On today's online dating sites on the other hand you are feeling ugly or harried or angry or frustrated and none of those those feelings are going to help you give and receive love.
Another way to encourage this I think is making it a paid service. Filters out anyone just using it to look at pictures or waste time.
I liked the bumble founders idea of having LLMs trained on peoples texts/social-media activity and having them talk to each other and then matching people based on that. Might be a good way to determine that one daily match.
I think Hinge actually had a pretty good system when I was using it a few years ago. It had a strict bio format, which required every used to answer exactly 3 questions (of their choice) - this format allowed me to identify people who cared about genuinely meeting someone, and had the depth of character to communicate well with me. The incentive to over-share is gone, because you're limited to 3 answers. The incentive to under-share is gone, because you know everyone is also sharing so you're not going to look desperate. People who couldn't or wouldn't give 3 interesting and honest answers were easily ruled out and a lot of the alluring "mystery" of those under-filled profiles was stripped away.

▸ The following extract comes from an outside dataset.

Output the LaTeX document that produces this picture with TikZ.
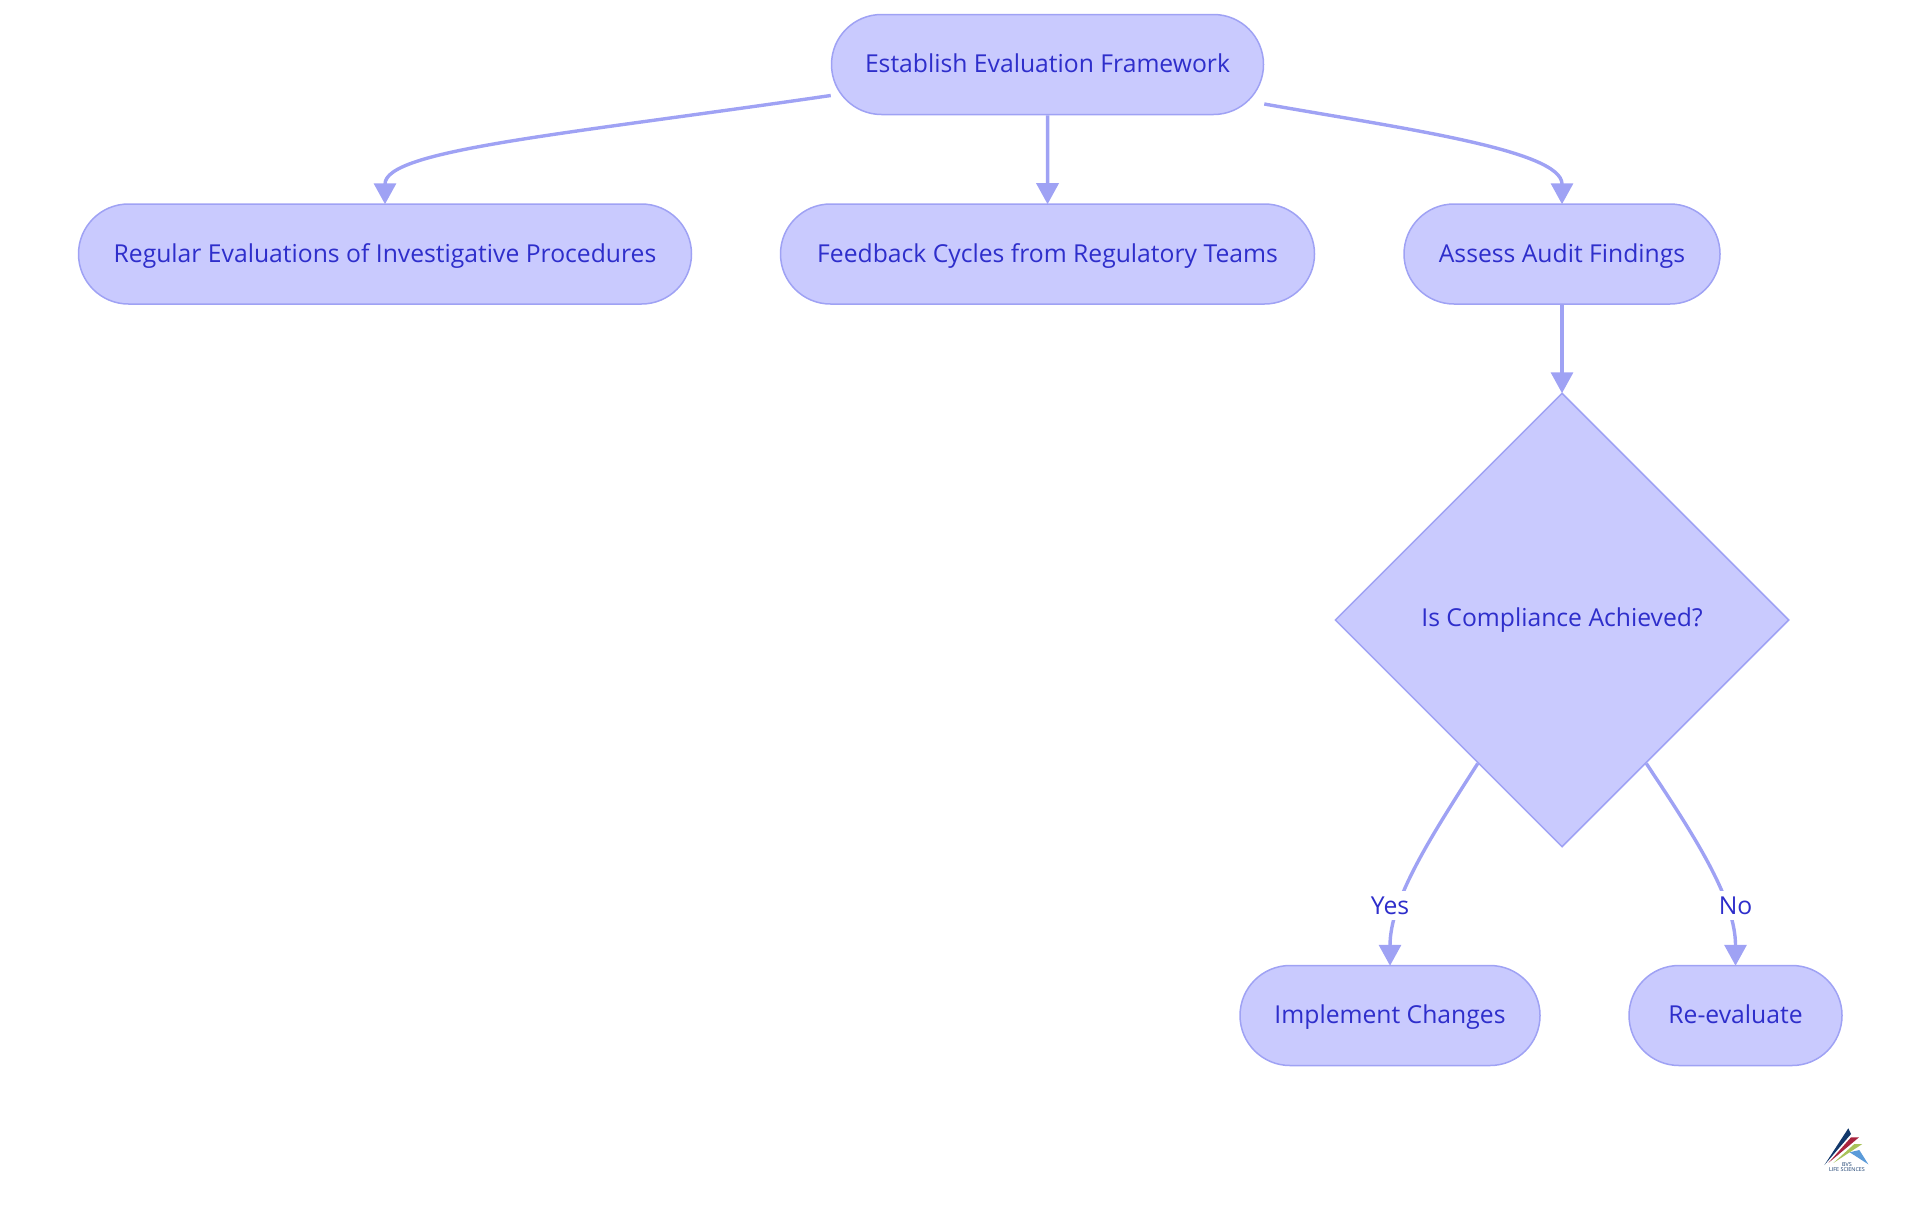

I don't think you can claim they don't work well when the number one way people meet these days is via apps.
I recently had a "meet cute" with someone on the bus that was out of the blue, the next time we rode it was kindof awkward: after something like that for instance you might not want to sit right next to them because it would be too close.

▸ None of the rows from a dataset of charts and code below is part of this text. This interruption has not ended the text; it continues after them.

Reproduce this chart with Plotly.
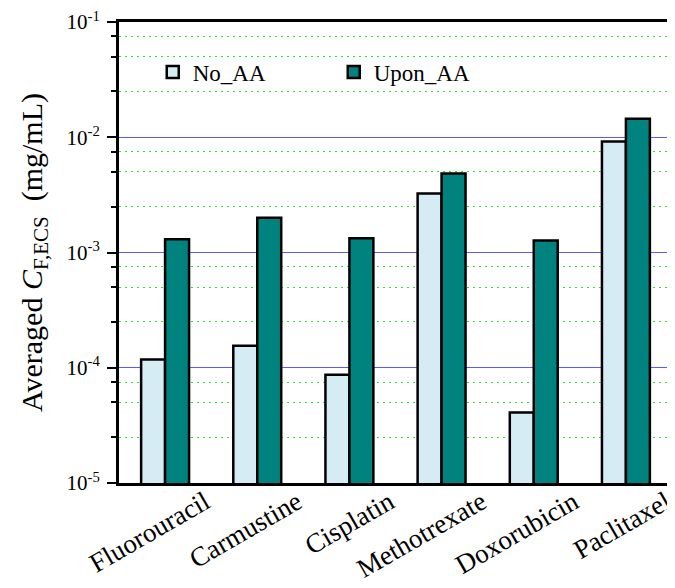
import plotly.graph_objects as go

categories = ["Fluorouracil", "Carmustine", "Cisplatin", "Methotrexate", "Doxorubicin", "Paclitaxel"]
no_aa = [1.18e-4, 1.55e-4, 8.7e-5, 3.25e-3, 4.1e-5, 9.2e-3]
upon_aa = [1.30e-3, 2.0e-3, 1.33e-3, 4.85e-3, 1.27e-3, 1.45e-2]

y_tickvals = [1e-5, 1e-4, 1e-3, 1e-2, 1e-1]
y_ticktext = ["10<sup>-5</sup>", "10<sup>-4</sup>", "10<sup>-3</sup>", "10<sup>-2</sup>", "10<sup>-1</sup>"]
minor_vals = [m * 10.0 ** e for e in range(-5, -1) for m in (2.5, 5, 7.5)]

serif = "Liberation Serif"

fig = go.Figure()
fig.add_trace(go.Bar(name="No_AA", x=categories, y=no_aa,
                     marker=dict(color="#D6ECF4", line=dict(color="black", width=2.5))))
fig.add_trace(go.Bar(name="Upon_AA", x=categories, y=upon_aa,
                     marker=dict(color="#00837F", line=dict(color="black", width=2.5))))

# page body has an 8px margin, so the figure is 8px smaller than the window
fig.update_layout(
    width=667, height=580,
    margin=dict(l=111, r=3, t=14, b=105),
    plot_bgcolor="white", paper_bgcolor="white",
    barmode="group", bargap=0.48, bargroupgap=0,
    font=dict(family=serif, color="black"),
    legend=dict(orientation="h", x=0.061, y=0.938, xanchor="left", yanchor="top",
                font=dict(size=23, family=serif), bgcolor="rgba(0,0,0,0)",
                entrywidth=136, entrywidthmode="pixels", tracegroupgap=0),
)
fig.update_xaxes(
    automargin=False, ticklabeloverflow="allow",
    showline=True, linecolor="black", linewidth=3, mirror=True,
    ticks="", tickangle=-30, ticklabelshift=40, ticklabelstandoff=-10,
    tickfont=dict(size=27, family=serif), showgrid=False,
)
fig.update_yaxes(
    automargin=False, ticklabeloverflow="allow",
    type="log", range=[-5, -1],
    showline=True, linecolor="black", linewidth=3, mirror=False,
    tickmode="array", tickvals=y_tickvals, ticktext=y_ticktext,
    ticks="outside", ticklen=9, tickwidth=2, tickcolor="black",
    tickfont=dict(size=21, family=serif), ticklabelstandoff=3,
    showgrid=True, gridcolor="rgb(90,90,255)", gridwidth=1.2,
    minor=dict(tickmode="array", tickvals=minor_vals, ticks="outside", ticklen=5,
               tickwidth=2, tickcolor="black", showgrid=True, gridcolor="rgb(40,230,40)",
               griddash="2px,4px", gridwidth=1),
    title=dict(text="Averaged <i>C</i><sub>F,ECS</sub>  (mg/mL)", font=dict(size=30, family=serif),
               standoff=16),
    zeroline=False,
)

fig.write_html("out.html")
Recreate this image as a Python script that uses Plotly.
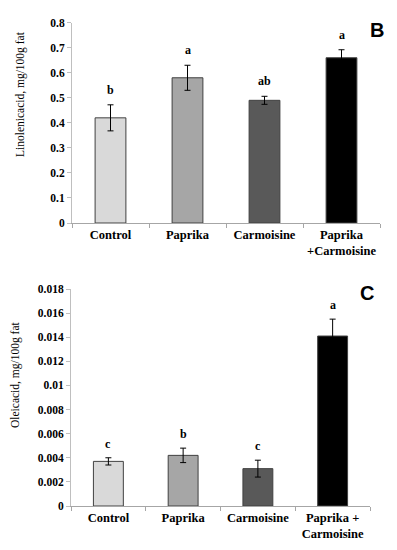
import plotly.graph_objects as go

categories = ["Control", "Paprika", "Carmoisine", "Paprika+Carmoisine"]
colors = ["#d9d9d9", "#a6a6a6", "#595959", "#000000"]

# Panel B: linolenic acid
lin_ticklabels = ["Control", "Paprika", "Carmoisine", "Paprika<br>+Carmoisine"]
lin_values = [0.42, 0.58, 0.49, 0.66]
lin_errors = [0.052, 0.05, 0.016, 0.032]
lin_letters = ["b", "a", "ab", "a"]
lin_yticks = [0, 0.1, 0.2, 0.3, 0.4, 0.5, 0.6, 0.7, 0.8]
lin_yticktext = ["0", "0.1", "0.2", "0.3", "0.4", "0.5", "0.6", "0.7", "0.8"]

# Panel C: oleic acid
ole_ticklabels = ["Control", "Paprika", "Carmoisine", "Paprika +<br>Carmoisine"]
ole_values = [0.0037, 0.0042, 0.0031, 0.0141]
ole_errors = [0.0003, 0.0006, 0.0007, 0.0014]
ole_letters = ["c", "b", "c", "a"]
ole_yticks = [0, 0.002, 0.004, 0.006, 0.008, 0.01, 0.012, 0.014, 0.016, 0.018]
ole_yticktext = ["0", "0.002", "0.004", "0.006", "0.008", "0.01", "0.012", "0.014", "0.016", "0.018"]

# page has an 8px body margin; figure fills the rest of the 397x550 window
OFF = 8
W, H = 397 - OFF, 550 - OFF


def px(x):
    return (x - OFF) / W


def py(y):
    return 1 - (y - OFF) / H


SERIF = "Liberation Serif, DejaVu Serif, serif"
fig = go.Figure()

fig.add_trace(go.Bar(
    x=categories, y=lin_values, xaxis="x", yaxis="y",
    marker=dict(color=colors, line=dict(color="#404040", width=1)),
    error_y=dict(type="data", array=lin_errors, color="#000000", thickness=1, width=3),
    showlegend=False, hoverinfo="skip",
))
fig.add_trace(go.Bar(
    x=categories, y=ole_values, xaxis="x2", yaxis="y2",
    marker=dict(color=colors, line=dict(color="#404040", width=1)),
    error_y=dict(type="data", array=ole_errors, color="#000000", thickness=1, width=3),
    showlegend=False, hoverinfo="skip",
))

annotations = []
for c, v, e, l in zip(categories, lin_values, lin_errors, lin_letters):
    annotations.append(dict(x=c, y=v + e, xref="x", yref="y", text=f"<b>{l}</b>",
                            showarrow=False, xanchor="center", yanchor="bottom", yshift=6,
                            font=dict(family=SERIF, size=12, color="#000")))
for c, v, e, l in zip(categories, ole_values, ole_errors, ole_letters):
    annotations.append(dict(x=c, y=v + e, xref="x2", yref="y2", text=f"<b>{l}</b>",
                            showarrow=False, xanchor="center", yanchor="bottom", yshift=5,
                            font=dict(family=SERIF, size=12, color="#000")))

annotations += [
    dict(x=px(377), y=py(30), xref="paper", yref="paper", text="<b>B</b>",
         xanchor="center", yanchor="middle",
         showarrow=False, font=dict(family="Liberation Sans", size=20, color="#000")),
    dict(x=px(367), y=py(293), xref="paper", yref="paper", text="<b>C</b>",
         xanchor="center", yanchor="middle",
         showarrow=False, font=dict(family="Liberation Sans", size=20, color="#000")),
    dict(x=px(21), y=py(94), xref="paper", yref="paper",
         text="Linolenicacid, mg/100g fat", textangle=-90, showarrow=False,
         xanchor="center", yanchor="middle",
         font=dict(family=SERIF, size=11.5, color="#000")),
    dict(x=px(15), y=py(375), xref="paper", yref="paper",
         text="Oleicacid, mg/100g fat", textangle=-90, showarrow=False,
         xanchor="center", yanchor="middle",
         font=dict(family=SERIF, size=11.5, color="#000")),
]

tickfont = dict(family=SERIF, size=11.5, color="#000")
xcommon = dict(type="category", showline=True, linecolor="#a6a6a6", linewidth=1,
               ticks="outside", tickson="boundaries", ticklen=4, tickcolor="#a6a6a6",
               tickfont=dict(family=SERIF, size=12.5, color="#000"), showgrid=False,
               automargin=False, fixedrange=True, tickangle=0)
ycommon = dict(showline=True, linecolor="#bfbfbf", linewidth=1, ticks="outside",
               ticklen=4, tickcolor="#bfbfbf", tickfont=tickfont, showgrid=False,
               zeroline=False, automargin=False)

fig.update_layout(
    width=W, height=H,
    margin=dict(l=0, r=0, t=0, b=0),
    paper_bgcolor="white", plot_bgcolor="white",
    bargap=0.6,
    xaxis=dict(domain=[px(72), px(380)], anchor="y",
               tickvals=categories, ticktext=[f"<b>{t}</b>" for t in lin_ticklabels], **xcommon),
    yaxis=dict(domain=[py(223), py(22.7)], anchor="x", range=[0, 0.8],
               tickvals=lin_yticks, ticktext=[f"<b>{t}</b>" for t in lin_yticktext], **ycommon),
    xaxis2=dict(domain=[px(71), px(370)], anchor="y2",
                tickvals=categories, ticktext=[f"<b>{t}</b>" for t in ole_ticklabels], **xcommon),
    yaxis2=dict(domain=[py(506), py(289)], anchor="x2", range=[0, 0.018],
                tickvals=ole_yticks, ticktext=[f"<b>{t}</b>" for t in ole_yticktext], **ycommon),
    annotations=annotations,
)

fig.write_html("out.html")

The day after that she brought along a close friend and we hung out in a group and that's what happens most mornings, it is a no-stress way to hang out that doesn't put any pressure on me to be smart or funny or smooth or not put my foot on my mouth. When we ride back we often end up sitting in adjacent seats and talking just a little if at all but I really relish that because I get to enjoy her presence without the pressure that I need to do or be anything.
I can't imagine that we're not going to go on a "date" someday because clearly the attraction is there and we have shared interests to explore. I do know though by the time it happens we are going to actually know quite a bit about each other and already had quite a bit of closeness so if my heart is pounding it's not going to be out of anxiety.

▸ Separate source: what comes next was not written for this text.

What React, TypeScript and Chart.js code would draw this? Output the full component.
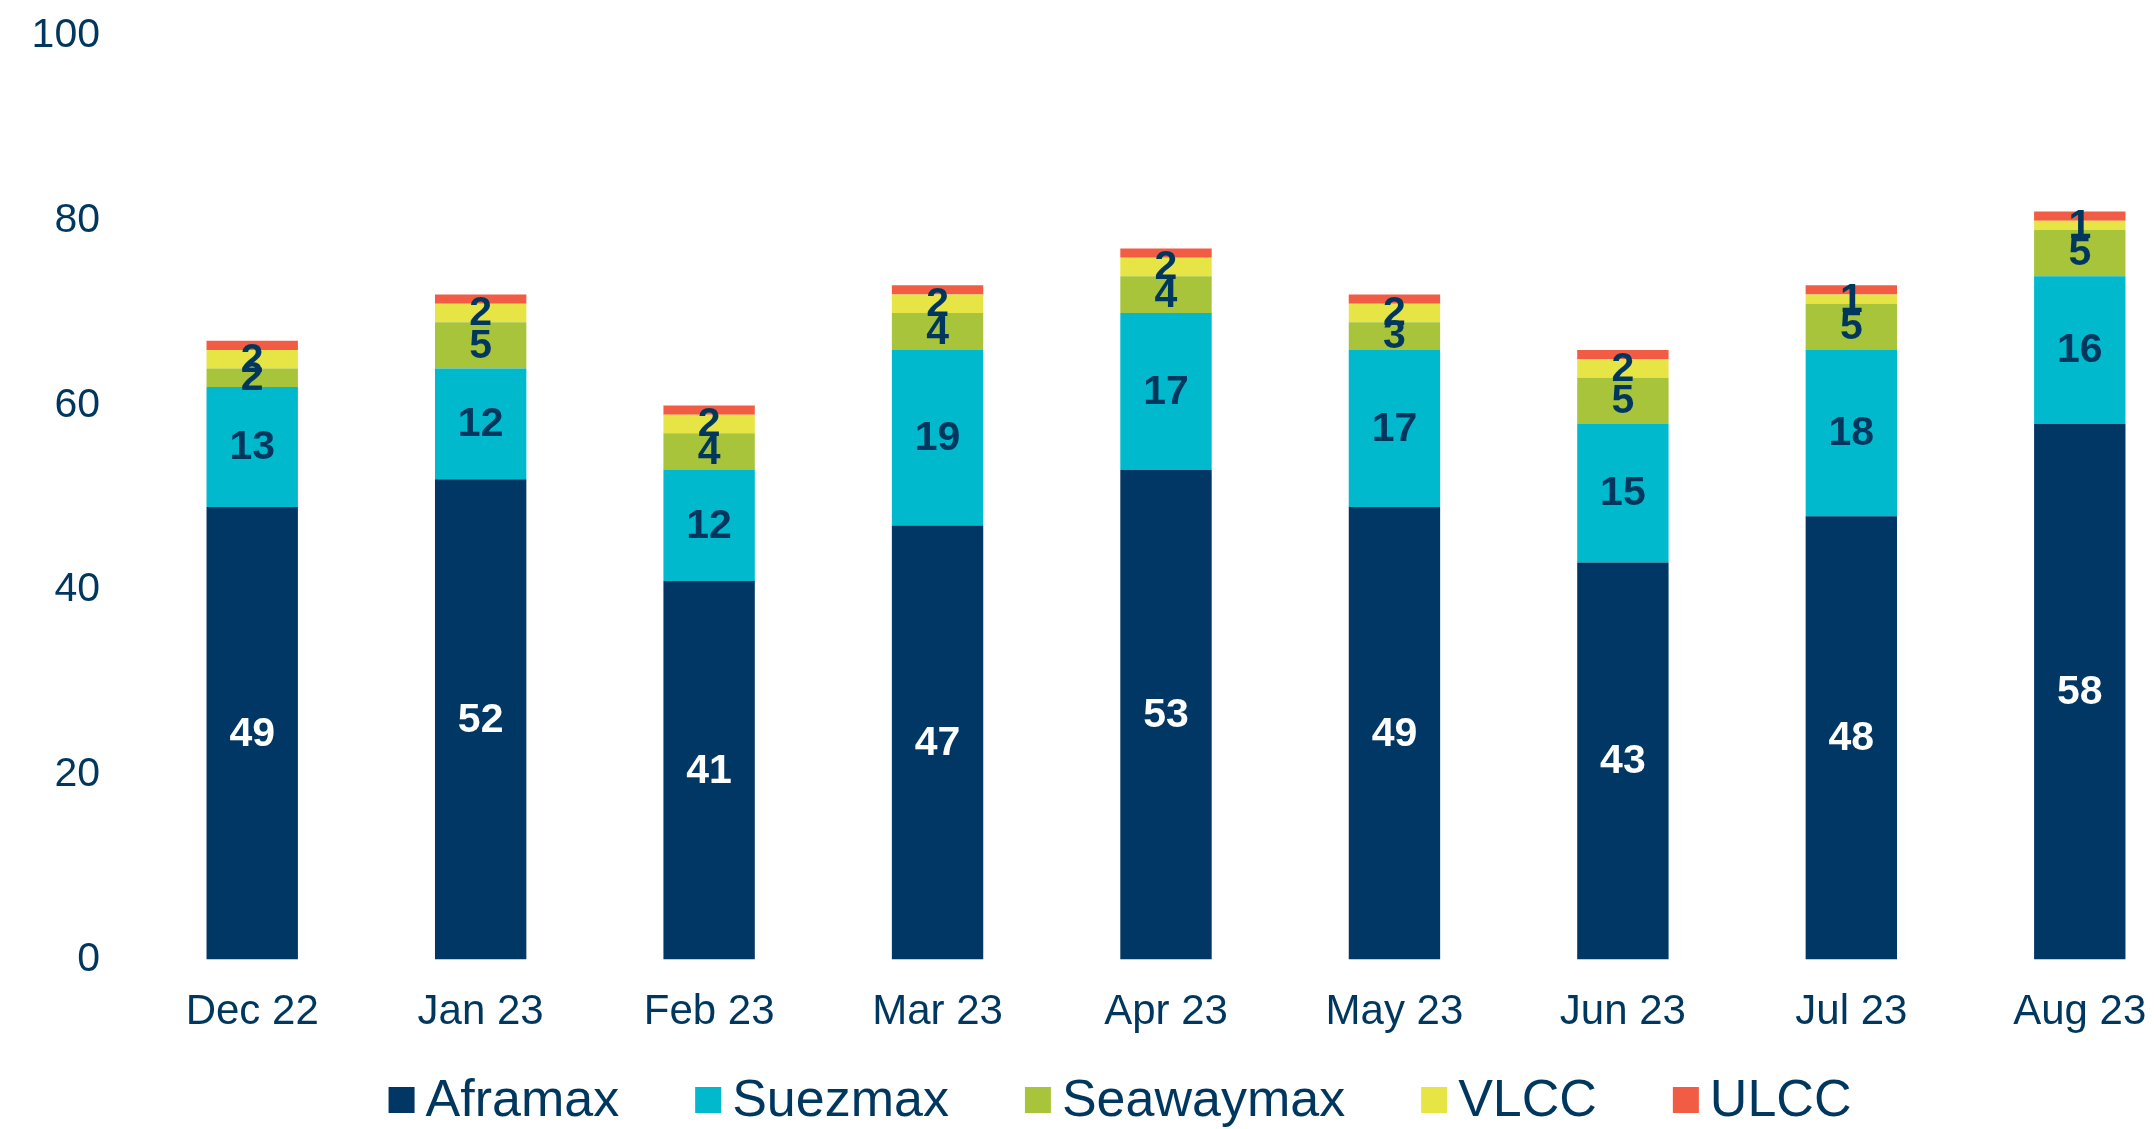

I don't know if this method is repeatable or scalable but I think it's the right idea. I remember hanging out with friends in college and some couples would break out of the group and it seems we're somewhat deliberately recreating that experience for people who are a bit further along in life.
The key, I think, is to
1. live in a big city with lots of single people your age
2. pay (if you’re a guy)
I don’t consider myself anything special, but following these 2 steps I literally had more dates than I could handle (with women I actually wanted to meet). 3 of those ended up being long term 1y+ relationships.
I'm not trying to downplay your experience but these kind of anecdotes don't mean much, especially when we're missing so much information.
Feels like a big ask.
To be honest, the people in my life with successful relationships often have in common that they never once dated in their lives. At least not to get to know a potential partner, they all have met through other means.
Of course not everybody is that lucky, but the people that do dating as a leisure activity and those that do not might simply not fit together and many only use online dating because they cannot find connections elsewhere. Perhaps I am lost in translation here, but none of those couples I know would ever say or have said "I am dating someone". They would do things together and maybe end up in a relationship. There is a difference and I think this approach might offer something better.